Source: http://techcrunch.com/2012/05/27/mobile-developing-world/ |
A quick fact: 70 percent of mobile phone shipments today are feature phones. A.k.a. talk and SMS only. A.k.a. there is not an app for that. I highly recommend thinking about this fact when Apple releases its new iPhone next week, no doubt the funnest/most magical/retina-y phone - nay, object - ever conceived by man.
Now consider what people's ingenuity has allowed this other 70 percent of phones to accomplish:
- Banking: differences in (traditional) bank access have led to discrepancies between mobile money adoption in developing markets and the developed.
- Healthcare Access... for cattle, too
Back to 4 Billion, the mobile phone industry (including associated services launched off the mobile platform as above) has met all of the characteristics of BOP-oriented business from the article. I will focus on one: Localizing value creation. I recently came across an article in The Economist discussing the ready-to-launch technology startup scene in Kenya ("Silicon Savannah"). It is a quick, but very interesting read. Suffice it to say that many things brought up in the article flip the "from the west to the rest" model of tech and innovation transfer on its head. Kenyan mobile phone market penetration and government investment in Internet connectivity have allowed organic development of many features commonly associated with traditional centers of innovation (e.g., Silicon Valley) in downtown Nairobi: venture capitalists, technology incubators, venture competitions, etc. All of this happened without the need for continued external input since the latent need blossomed as infrastructure improved.
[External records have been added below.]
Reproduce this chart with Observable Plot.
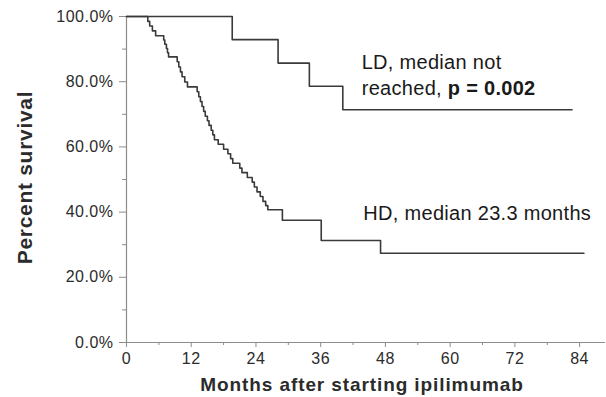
<!DOCTYPE html>
<html>
<head>
<meta charset="utf-8">
<script src="https://cdn.jsdelivr.net/npm/d3@7"></script>
<script src="https://cdn.jsdelivr.net/npm/@observablehq/plot@0.6"></script>
<style>
  html, body { margin: 0; padding: 0; background: #fff; }
  #chart svg { display: block; }
  .ticklbl text { letter-spacing: 0.5px; }
  .xtitle text { letter-spacing: 0.9px; }
  .ytitle text { letter-spacing: 0.7px; }
  .note text { letter-spacing: 0.3px; }
</style>
</head>
<body>
<div id="chart"></div>
<script>
// Kaplan–Meier survival curves (months after starting ipilimumab)
const ldMonths = [0, 19.6, 28.1, 33.9, 40.1, 82.6];
const ldSurvival = [1.0, 0.929, 0.857, 0.786, 0.714, 0.714];

const hdMonths = [0,
  3.95, 4.3, 4.8, 5.4,
  6.9, 7.1, 7.4, 7.6, 7.8,
  9.4, 9.7, 10.0, 10.3, 10.8, 11.3,
  13.1, 13.4, 13.7, 14.0, 14.3, 14.6, 15.0,
  15.3, 15.7, 16.0, 16.3, 17.0, 18.0, 18.8, 19.3, 19.7, 21.0, 21.4, 22.4, 23.3, 23.7, 24.2, 24.8, 25.3, 25.8, 26.2,
  28.9, 36.1, 47.1, 84.8];
const hdSurvival = [1.0,
  0.985, 0.971, 0.956, 0.941,
  0.928, 0.915, 0.902, 0.889, 0.876,
  0.861, 0.845, 0.830, 0.815, 0.799, 0.784,
  0.769, 0.754, 0.739, 0.724, 0.709, 0.694, 0.680,
  0.666, 0.651, 0.637, 0.622, 0.608, 0.593, 0.579, 0.564, 0.550, 0.535, 0.521, 0.506, 0.492, 0.477, 0.462, 0.448, 0.433, 0.420, 0.407,
  0.375, 0.313, 0.274, 0.274];

const xTicks = [0, 12, 24, 36, 48, 60, 72, 84];
const xMinorTicks = [6, 18, 30, 42, 54, 66, 78];
const yTicks = [0, 0.2, 0.4, 0.6, 0.8, 1.0];
const yMinorTicks = [0.1, 0.3, 0.5, 0.7, 0.9];

const ldLabel1 = "LD, median not";
const ldLabel2 = "reached, p = 0.002";
const hdLabel = "HD, median 23.3 months";
const xTitle = "Months after starting ipilimumab";
const yTitle = "Percent survival";

const ld = ldMonths.map((m, i) => ({month: m, survival: ldSurvival[i]}));
const hd = hdMonths.map((m, i) => ({month: m, survival: hdSurvival[i]}));

const font = "'Liberation Sans', Arial, Helvetica, sans-serif";
const axisColor = "#8c8c8c";
const textColor = "#2b2b2b";

const chart = Plot.plot({
  width: 606,
  height: 397,
  marginLeft: 126,
  marginRight: 1,
  marginTop: 16,
  marginBottom: 55,
  style: {fontFamily: font, background: "#fff", color: textColor},
  x: {domain: [0, 88.8]},
  y: {domain: [0, 1]},
  marks: [
    Plot.ruleX([0], {stroke: axisColor, strokeWidth: 1.2}),
    Plot.ruleY([0], {stroke: axisColor, strokeWidth: 1.2}),
    Plot.axisY({ticks: yTicks, tickSize: 7, tickPadding: 6, stroke: axisColor,
      tickFormat: d => (d * 100).toFixed(1) + "%", fontSize: 16, fill: textColor, label: null, className: "ticklbl"}),
    Plot.axisY({ticks: yMinorTicks, tickSize: 4, text: null, stroke: axisColor, label: null}),
    Plot.axisX({ticks: xTicks, tickSize: 5, tickPadding: 5, stroke: axisColor,
      fontSize: 16, fill: textColor, label: null, className: "ticklbl"}),
    Plot.axisX({ticks: xMinorTicks, tickSize: 3, text: null, stroke: axisColor, label: null}),
    Plot.line(hd, {x: "month", y: "survival", curve: "step-after", stroke: "#3a3a3a", strokeWidth: 1.6}),
    Plot.line(ld, {x: "month", y: "survival", curve: "step-after", stroke: "#3a3a3a", strokeWidth: 1.6}),
    Plot.text([ldLabel1], {x: 43.6, y: 0.86, text: d => d, textAnchor: "start", fontSize: 20, fill: "#1a1a1a", className: "note"}),
    Plot.text([ldLabel2], {x: 43.6, y: 0.778, text: d => d, textAnchor: "start", fontSize: 20, fill: "#1a1a1a", className: "note"}),
    Plot.text([hdLabel], {x: 43.9, y: 0.394, text: d => d, textAnchor: "start", fontSize: 20, fill: "#1a1a1a", className: "note"}),
    Plot.text([yTitle], {frameAnchor: "left", textAnchor: "middle", lineAnchor: "middle", rotate: -90, dx: -101, dy: -2,
      fontSize: 21, fontWeight: "bold", fill: textColor, className: "ytitle"}),
    Plot.text([xTitle], {frameAnchor: "bottom", textAnchor: "middle", lineAnchor: "middle", dy: 42, dx: -4,
      fontSize: 19, fontWeight: "bold", fill: textColor, className: "xtitle"})
  ]
});

document.getElementById("chart").appendChild(chart);

// Make "p = 0.002" bold while keeping it as real text
d3.select(chart).selectAll("text").each(function() {
  const t = d3.select(this);
  if (t.text() === ldLabel2) {
    t.text(null);
    t.append("tspan").text("reached, ");
    t.append("tspan").attr("font-weight", "bold").text("p = 0.002");
  }
});
</script>
</body>
</html>
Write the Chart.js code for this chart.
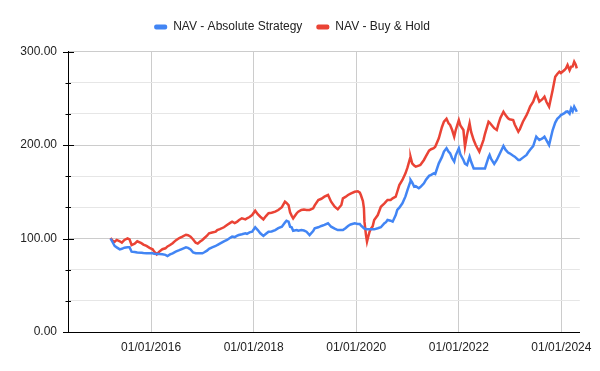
<!DOCTYPE html>
<html>
<head>
<meta charset="utf-8">
<script src="https://cdn.jsdelivr.net/npm/chart.js@4.4.1/dist/chart.umd.min.js"></script>
<style>
  html, body { margin: 0; padding: 0; background: #ffffff; }
  #wrap { width: 600px; height: 371px; }
</style>
</head>
<body>
<div id="wrap"><canvas id="c" width="600" height="371"></canvas></div>
<script>
// Dates as decimal years
const dates = [
  2015.21, 2015.25, 2015.29, 2015.33, 2015.39, 2015.43, 2015.48, 2015.54, 2015.58, 2015.62,
  2015.68, 2015.73, 2015.81, 2015.85, 2015.91, 2015.97, 2016.03, 2016.06, 2016.11, 2016.16,
  2016.22, 2016.28, 2016.32, 2016.37, 2016.42, 2016.48, 2016.55, 2016.61, 2016.68, 2016.72,
  2016.77, 2016.82, 2016.87, 2016.91, 2016.95, 2017.00, 2017.03, 2017.09, 2017.13, 2017.19,
  2017.26, 2017.29, 2017.34, 2017.42, 2017.48, 2017.55, 2017.58, 2017.63, 2017.68, 2017.71,
  2017.77, 2017.84, 2017.87, 2017.92, 2017.97, 2018.03, 2018.08, 2018.13, 2018.19, 2018.24,
  2018.29, 2018.35, 2018.42, 2018.48, 2018.55, 2018.61, 2018.64, 2018.68, 2018.71, 2018.74,
  2018.77, 2018.84, 2018.87, 2018.93, 2018.98, 2019.03, 2019.09, 2019.16, 2019.19, 2019.26,
  2019.32, 2019.38, 2019.45, 2019.51, 2019.58, 2019.64, 2019.71, 2019.74, 2019.79, 2019.84,
  2019.89, 2019.97, 2020.03, 2020.07, 2020.09, 2020.13, 2020.15, 2020.16, 2020.19, 2020.21,
  2020.23, 2020.26, 2020.29, 2020.32, 2020.35, 2020.42, 2020.48, 2020.55, 2020.58, 2020.61,
  2020.67, 2020.71, 2020.77, 2020.80, 2020.84, 2020.90, 2020.96, 2021.00, 2021.05, 2021.06,
  2021.09, 2021.13, 2021.16, 2021.22, 2021.25, 2021.32, 2021.36, 2021.42, 2021.46, 2021.51,
  2021.54, 2021.61, 2021.67, 2021.71, 2021.76, 2021.80, 2021.83, 2021.87, 2021.91, 2021.94,
  2022.00, 2022.03, 2022.09, 2022.12, 2022.16, 2022.21, 2022.24, 2022.29, 2022.33, 2022.40,
  2022.48, 2022.51, 2022.58, 2022.60, 2022.63, 2022.69, 2022.74, 2022.77, 2022.81, 2022.87,
  2022.91, 2022.96, 2022.99, 2023.06, 2023.09, 2023.16, 2023.19, 2023.25, 2023.32, 2023.35,
  2023.39, 2023.45, 2023.51, 2023.57, 2023.63, 2023.67, 2023.71, 2023.76, 2023.83, 2023.88,
  2023.92, 2023.96, 2023.99, 2024.06, 2024.09, 2024.12, 2024.16, 2024.19, 2024.22, 2024.25,
  2024.28, 2024.30
];

const absoluteStrategy = [
  100, 96, 92, 90.5, 88.4, 89, 90.2, 90.6, 90.6, 85.9,
  85.5, 85, 84.8, 84.5, 84.2, 84.2, 84.2, 83.8, 83.4, 83.3,
  83.1, 82.5, 81.3, 83, 84.2, 86, 87.5, 89, 90.5, 90,
  88.4, 85, 84.2, 84.2, 84.2, 84.2, 85, 87, 89, 90.5,
  92, 93, 94.5, 97, 98.4, 101, 102, 101.5, 103, 103.7,
  104.5, 105.6, 105, 106.5, 107.3, 112, 109, 105.6, 102.7, 105,
  107.3, 107.5, 109, 111, 112.6, 117, 119, 118, 112.6, 112,
  108.3, 109, 108.3, 109, 108.5, 107.3, 103.7, 108, 110.9, 112,
  113.4, 114.5, 116.3, 112.6, 110.5, 109, 109, 109, 111, 113.4,
  115, 116.3, 115.5, 115.5, 114, 112, 111, 110.5, 110.2, 110,
  110, 110, 110, 110, 109.8, 110.9, 112, 116.3, 117.5, 119.8,
  119, 118, 125, 130.5, 133, 137.6, 145, 151.9, 160, 162.6,
  160, 155.4, 156, 153.7, 155, 159, 163, 167, 168, 169.7,
  169, 180.4, 187, 193, 196.5, 192.8, 191.1, 185.8, 182.2, 189,
  196.5, 190, 184, 180, 178.6, 187.5, 182, 175, 175, 175,
  175, 175, 187, 189.3, 185, 179.7, 184, 187.5, 192, 198.9,
  195, 192, 191.1, 188.5, 187.5, 184, 184, 186.5, 189.3, 192,
  195, 198.9, 208.9, 205.3, 207, 208.9, 205, 200, 216, 224,
  228, 230, 232, 234, 235.6, 236, 233.5, 239.2, 236, 241,
  238, 235.6
];

const buyAndHold = [
  100.5, 97.5, 96.6, 98.5, 97, 95.5, 98.5, 100.2, 99, 93,
  94.5, 97, 95, 93.5, 92, 90, 88.5, 86, 83, 86,
  88.5, 89.5, 91.5, 93, 95, 98, 100.5, 102, 104, 103.5,
  102, 99, 95.5, 94.5, 96.5, 98.4, 100, 103, 105.6, 106.5,
  107.3, 109, 110, 112, 114.4, 117, 118, 116.5, 118, 119.5,
  121.6, 120.5, 121.6, 123, 125.1, 129.7, 126, 123.3, 120.5, 124,
  127, 127.5, 128.7, 130.5, 133.5, 139.4, 138, 135.8, 128, 124.5,
  121.6, 127, 128.7, 130.5, 131, 130.5, 130.5, 132.3, 135.5, 141.2,
  142.5, 144.7, 146.5, 139.4, 134, 131.2, 135.8, 143, 144.5, 146.5,
  148, 150, 150.5, 149, 146.5, 140, 132.3, 118, 103.7, 96.6,
  101, 107.3, 110.9, 113, 119.8, 125.1, 134, 137.5, 139.4, 141.2,
  141.2, 143, 144.7, 150, 157.2, 162.6, 169.7, 176, 185.8, 187,
  180.4, 178, 176.8, 178, 178.6, 184, 188, 194, 195.5, 196.5,
  198.2, 207.2, 219, 225, 228, 223.2, 221.4, 216, 208.9, 216,
  226.7, 221, 216, 198.2, 210.7, 223.2, 214, 205.3, 200, 192.8,
  205.3, 212, 224.9, 224, 222, 218, 216, 222, 229, 235.6,
  232, 228.6, 227.5, 226.7, 222, 214.2, 217, 224.9, 232, 235.6,
  241, 246.3, 255.3, 246.3, 249, 251.7, 246, 241, 258.8, 273,
  276, 278.4, 277, 280.2, 282, 285.6, 280, 283.8, 284, 289.1,
  286, 282
];

const xTickYears = [2016, 2018, 2020, 2022, 2024];
const yTickValues = [0, 100/3, 200/3, 100, 400/3, 500/3, 200, 700/3, 800/3, 300];
const seriesNames = ['NAV - Absolute Strategy', 'NAV - Buy & Hold'];
const seriesColors = ['#4285F4', '#EA4335'];

const isMajor = v => Math.abs(v - Math.round(v / 100) * 100) < 0.01;

Chart.defaults.font.family = "'Liberation Sans', Arial, sans-serif";
Chart.defaults.font.size = 12;
Chart.defaults.color = '#222222';

const legendSpacer = {
  id: 'legendSpacer',
  beforeLayout(chart) {
    const lg = chart.legend;
    if (lg && !lg._patched) {
      const fit = lg.fit;
      lg.fit = function () { fit.call(this); this.height += 8.5; };
      lg._patched = true;
    }
  }
};

const yAxisTicks = {
  id: 'yAxisTicks',
  afterDraw(chart) {
    const ys = chart.scales.y;
    const ctx = chart.ctx;
    const x0 = chart.chartArea.left;
    ctx.save();
    ctx.strokeStyle = '#000000';
    ctx.lineWidth = 1;
    ys.ticks.forEach(t => {
      const py = Math.round(ys.getPixelForValue(t.value)) + 0.5;
      const major = isMajor(t.value);
      ctx.beginPath();
      ctx.moveTo(x0 - (major ? 5 : 2.5), py);
      ctx.lineTo(x0 + (major ? 6 : 3), py);
      ctx.stroke();
    });
    ctx.restore();
  }
};

const toPoints = vals => dates.map((d, i) => ({ x: d, y: vals[i] }));

new Chart(document.getElementById('c'), {
  type: 'line',
  data: {
    datasets: [
      {
        label: seriesNames[0],
        data: toPoints(absoluteStrategy),
        borderColor: seriesColors[0],
        backgroundColor: seriesColors[0],
        borderWidth: 2.5,
        pointRadius: 0,
        tension: 0
      },
      {
        label: seriesNames[1],
        data: toPoints(buyAndHold),
        borderColor: seriesColors[1],
        backgroundColor: seriesColors[1],
        borderWidth: 2.5,
        pointRadius: 0,
        tension: 0
      }
    ]
  },
  options: {
    responsive: false,
    animation: false,
    layout: { padding: { top: 7, left: 0, right: 16, bottom: 0 } },
    plugins: {
      legend: {
        display: true,
        position: 'top',
        labels: {
          boxWidth: 13,
          boxHeight: 5,
          padding: 14,
          color: '#222222',
          font: { size: 12 },
          useBorderRadius: true,
          borderRadius: 2,
          generateLabels: chart =>
            Chart.defaults.plugins.legend.labels.generateLabels(chart).map(l => ({ ...l, lineWidth: 0 }))
        }
      },
      tooltip: { enabled: false }
    },
    scales: {
      x: {
        type: 'linear',
        min: 2014.38,
        max: 2024.36,
        afterBuildTicks: s => { s.ticks = xTickYears.map(v => ({ value: v })); },
        afterFit: s => { s.height = 39; },
        ticks: {
          autoSkip: false,
          maxRotation: 0,
          padding: 8,
          color: '#222222',
          callback: v => '01/01/' + v
        },
        grid: { color: '#cccccc', drawTicks: false },
        border: { color: '#000000', width: 1 }
      },
      y: {
        min: 0,
        max: 300,
        afterBuildTicks: s => { s.ticks = yTickValues.map(v => ({ value: v })); },
        afterFit: s => { s.width = 68; },
        ticks: {
          autoSkip: false,
          padding: 11,
          color: '#222222',
          callback: v => isMajor(v) ? v.toFixed(2) : ''
        },
        grid: {
          drawTicks: false,
          color: c => (c.tick && isMajor(c.tick.value)) ? '#cccccc' : '#e6e6e6'
        },
        border: { color: '#000000', width: 1 }
      }
    }
  },
  plugins: [legendSpacer, yAxisTicks]
});
</script>
</body>
</html>
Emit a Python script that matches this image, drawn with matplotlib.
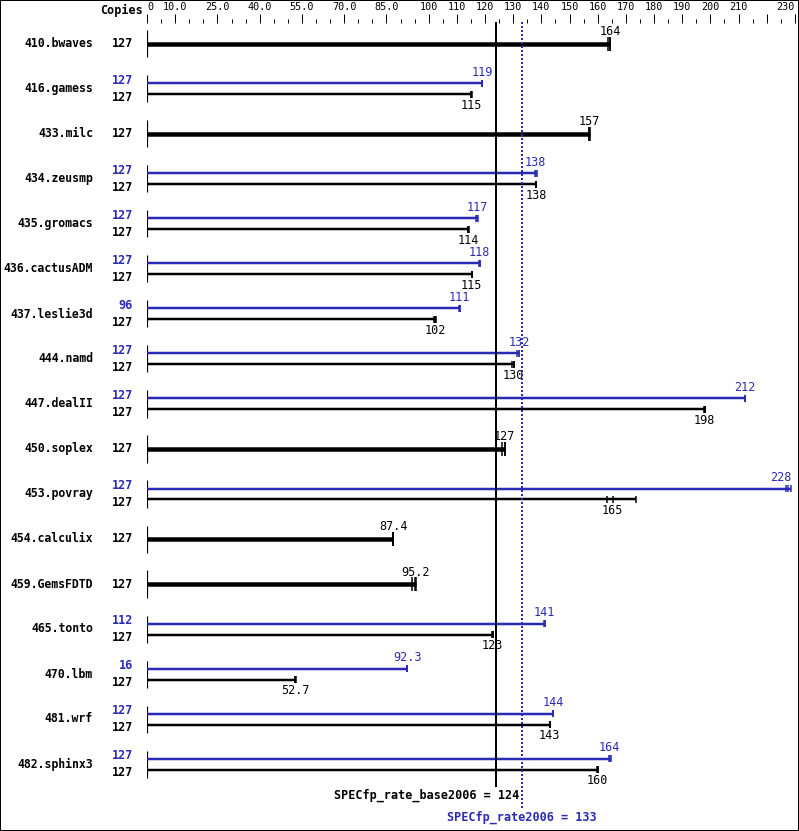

Perhaps this is one of the small indications of the "Great Rebalancing" referenced by McKinsey in our reading: emerging economies becoming less reactive and more assertive on the global stage. Regardless, this example highlights the strength of market-based enterprise as an agent of social change. Development projects may come and go; funding sources dry up and renew. Yet connecting an enabling technology (mobile phones, data access) with latent needs (communication, information, security, financial structure) allows for innovations to bubble up from the grassroots: sustained (at a macro level) by the markets in which they exist, developed directly by and for local populations.